8月31日午後8時に国営のネパールテレビのニュースで放送された映像が、首都カトマンズで大きな暴動を引き起こした。それは12人の男性の遺体がうつぶせに倒れている映像だった。全員が両腕を頭上に掲げて横たわり、白いTシャツの背中には血痕が散っていた。

ほとんどが首を後ろから撃たれて死亡していることが明らかだった。それぞれの顔は見えないものの、ネパール政府はこの映像が、20日にイラクの武装グループ「アンサル・アル・スンナ軍」に拉致されていたネパール人12人のものであると確認した。

ネパールテレビはこのニュースのなかで、被害者の一人で、カトマンズの南約20キロのところにあるレレ村出身のラムシュ・カドカさんの家族が、知らせを聞いて号泣している様子を伝えた。カドカさんの母親は次男の死のニュースを聞いて、ショックのあまり気を失っていた。

この光景は、現在、100万人に達するとも言われている、海外に出稼ぎにいっているネパール人の家族に衝撃を与えただけでなく、大勢の国民の怒りを煽った。このニュースが放送された直後、怒った市民はカトマンズ市内にあるモスクに集まり、襲撃したのである。暴動は翌1日になるとさらに市内全体に広がった。
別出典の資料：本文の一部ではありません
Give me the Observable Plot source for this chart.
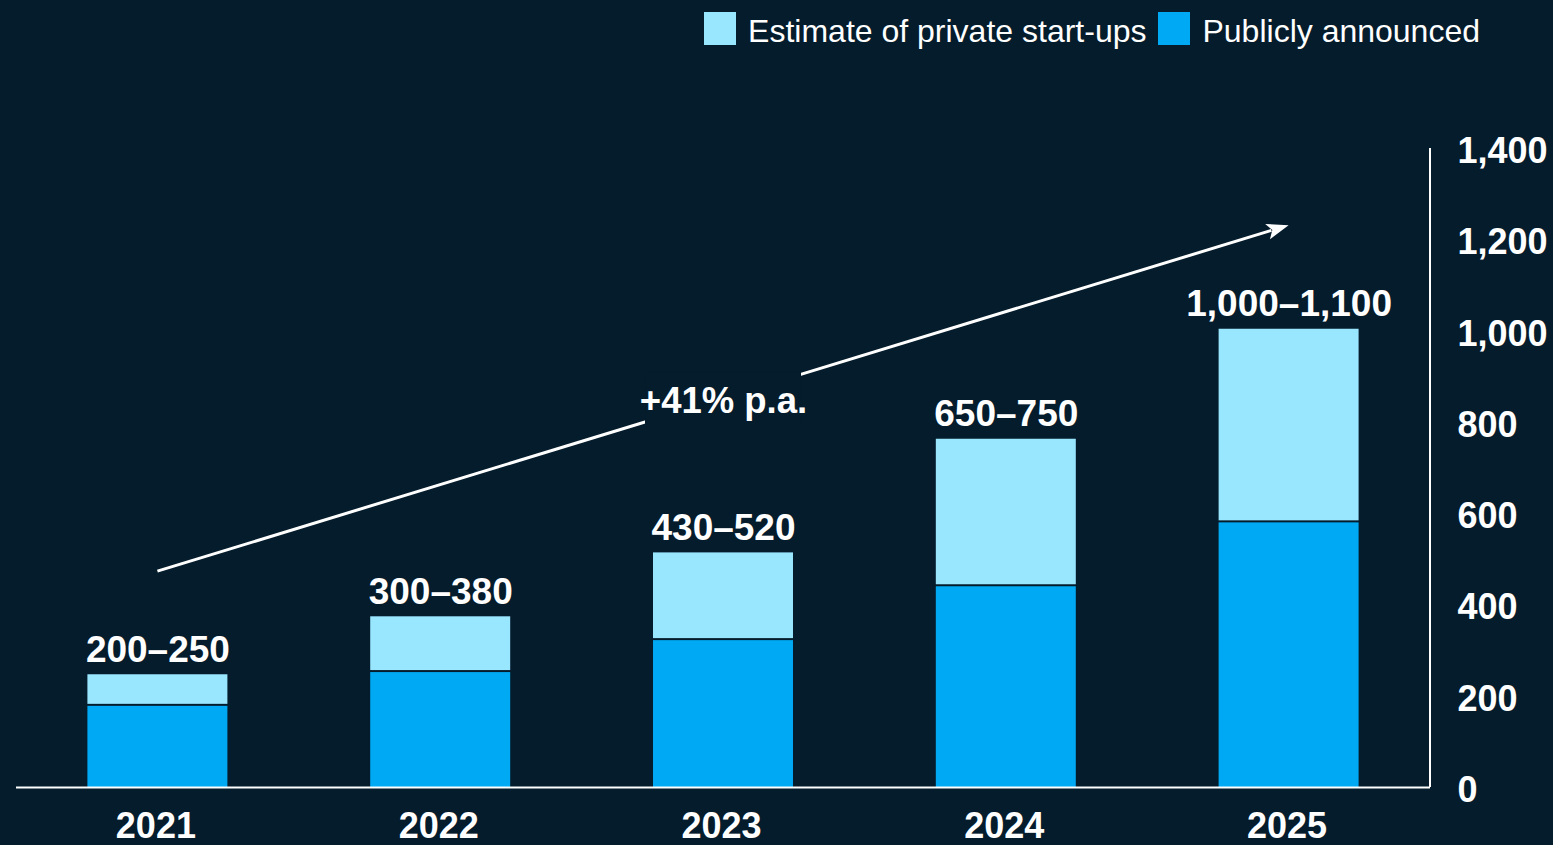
<!DOCTYPE html>
<html>
<head>
<meta charset="utf-8">
<script src="https://cdn.jsdelivr.net/npm/d3@7"></script>
<script src="https://cdn.jsdelivr.net/npm/@observablehq/plot@0.6"></script>
<style>
  html, body { margin: 0; padding: 0; background: #051c2c; overflow: hidden; }
  body { width: 1553px; height: 845px; font-family: "Liberation Sans", Arial, sans-serif; }
  #legend { height: 56px; display: flex; justify-content: flex-end; align-items: center; padding-right: 73px; box-sizing: border-box; color: #fff; font-size: 32px; }
  #legend .item { display: flex; align-items: center; margin-left: 12px; }
  #legend .sw { width: 32px; height: 33px; margin-right: 12px; }
  #legend .lbl { line-height: 32px; position: relative; top: 3px; }
  #chart svg { display: block; }
</style>
</head>
<body>
<div id="legend"></div>
<div id="chart"></div>
<script>
// ---- data ----
const years = ["2021", "2022", "2023", "2024", "2025"];
const publicAnnounced = [180, 254, 324, 442, 582];
const privateEstimate = [67, 120, 190, 321, 422];
const rangeLabels = ["200–250", "300–380", "430–520", "650–750", "1,000–1,100"];
const yTicks = [0, 200, 400, 600, 800, 1000, 1200, 1400];
const seriesNames = ["Estimate of private start-ups", "Publicly announced"];
const seriesColors = ["#99e6ff", "#00a9f4"];
const growthLabel = "+41% p.a.";
const growthYear = "2023";
const growthValue = 846;
const arrowFrom = {year: "2021", value: 473};
const arrowTo = {year: "2025", value: 1231};

const bg = "#051c2c";

// legend
const legend = document.getElementById("legend");
seriesNames.forEach((n, i) => {
  const it = document.createElement("div");
  it.className = "item";
  it.innerHTML = `<div class="sw" style="background:${seriesColors[i]}"></div><div class="lbl">${n}</div>`;
  legend.appendChild(it);
});

const pubRows = years.map((y, i) => ({year: y, y1: 0, y2: publicAnnounced[i], series: seriesNames[1]}));
const privRows = years.map((y, i) => ({year: y, y1: publicAnnounced[i], y2: publicAnnounced[i] + privateEstimate[i], series: seriesNames[0]}));
const labelRows = years.map((y, i) => ({year: y, total: publicAnnounced[i] + privateEstimate[i], label: rangeLabels[i]}));

const font = "'Liberation Sans', Arial, sans-serif";

const axisLineY = (index, scales, values, dims) => {
  const xr = dims.width - dims.marginRight;
  return d3.create("svg:line")
    .attr("x1", xr).attr("x2", xr)
    .attr("y1", scales.y(0)).attr("y2", scales.y(yTicks[yTicks.length - 1]))
    .attr("stroke", "white").attr("stroke-width", 2)
    .node();
};

// growth arrow drawn through the plot's own scales, with a filled head
const growthArrow = (index, scales) => {
  const half = scales.x.bandwidth ? scales.x.bandwidth() / 2 : 0;
  const x1 = scales.x(arrowFrom.year) + half, y1 = scales.y(arrowFrom.value);
  const x2 = scales.x(arrowTo.year) + half, y2 = scales.y(arrowTo.value);
  const ang = Math.atan2(y2 - y1, x2 - x1);
  const L = 22, W = 8;
  const bx = x2 - L * Math.cos(ang), by = y2 - L * Math.sin(ang);
  const px = -Math.sin(ang) * W, py = Math.cos(ang) * W;
  const g = d3.create("svg:g");
  g.append("line").attr("x1", x1).attr("y1", y1).attr("x2", bx + 4 * Math.cos(ang)).attr("y2", by + 4 * Math.sin(ang))
    .attr("stroke", "white").attr("stroke-width", 3);
  g.append("polygon").attr("points", `${x2},${y2} ${bx + px},${by + py} ${bx + 5 * Math.cos(ang)},${by + 5 * Math.sin(ang)} ${bx - px},${by - py}`)
    .attr("fill", "white");
  return g.node();
};

const chart = Plot.plot({
  width: 1553,
  height: 789,
  marginTop: 92,
  marginBottom: 58,
  marginLeft: 16,
  marginRight: 123,
  style: {background: "transparent", color: "white", fontFamily: font, overflow: "visible"},
  x: {domain: years, paddingInner: 0.505, paddingOuter: 0.2525, round: false, axis: null},
  y: {domain: [0, 1400], axis: null},
  color: {domain: seriesNames, range: seriesColors},
  marks: [
    Plot.barY(pubRows, {x: "year", y1: "y1", y2: "y2", fill: "series", insetTop: 1}),
    Plot.barY(privRows, {x: "year", y1: "y1", y2: "y2", fill: "series", insetBottom: 1}),
    growthArrow,
    Plot.barY([{}], {x: () => growthYear, y1: () => growthValue - 51, y2: () => growthValue + 63, fill: bg, insetLeft: -8, insetRight: -8}),
    Plot.text([growthLabel], {x: () => growthYear, y: () => growthValue, text: d => d, fill: "white", fontSize: 36.5, fontWeight: "bold", lineAnchor: "middle"}),
    Plot.text(labelRows, {x: "year", y: "total", text: "label", fill: "white", fontSize: 37, fontWeight: "bold", lineAnchor: "bottom", dy: -13}),
    Plot.ruleY([0], {stroke: "white", strokeWidth: 2}),
    axisLineY,
    Plot.axisX({tickSize: 0, tickPadding: 25, fontSize: 36, fontWeight: "bold", label: null, color: "white", dx: -2}),
    Plot.axisY({anchor: "right", ticks: yTicks, tickSize: 0, tickPadding: 27, fontSize: 36, fontWeight: "bold", tickFormat: d3.format(","), label: null, textAnchor: "start", dy: 3, color: "white"})
  ]
});
document.getElementById("chart").appendChild(chart);
</script>
</body>
</html>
イスラム国の航空会社や出稼ぎ者を海外に送る人材派遣会社ばかりでなく、大手メディア2社が襲撃されて、1990年の民主化以降、最悪の事態に発展した。国民の約8割がヒンドゥー教徒であるネパールで、イスラム教徒は少数派だが、隣国インドと異なり、これまでに、異宗教の人たちが大きな争いを起こすことはなかった。特定の宗教をターゲットにした暴動が起こったのは、これが初めてである。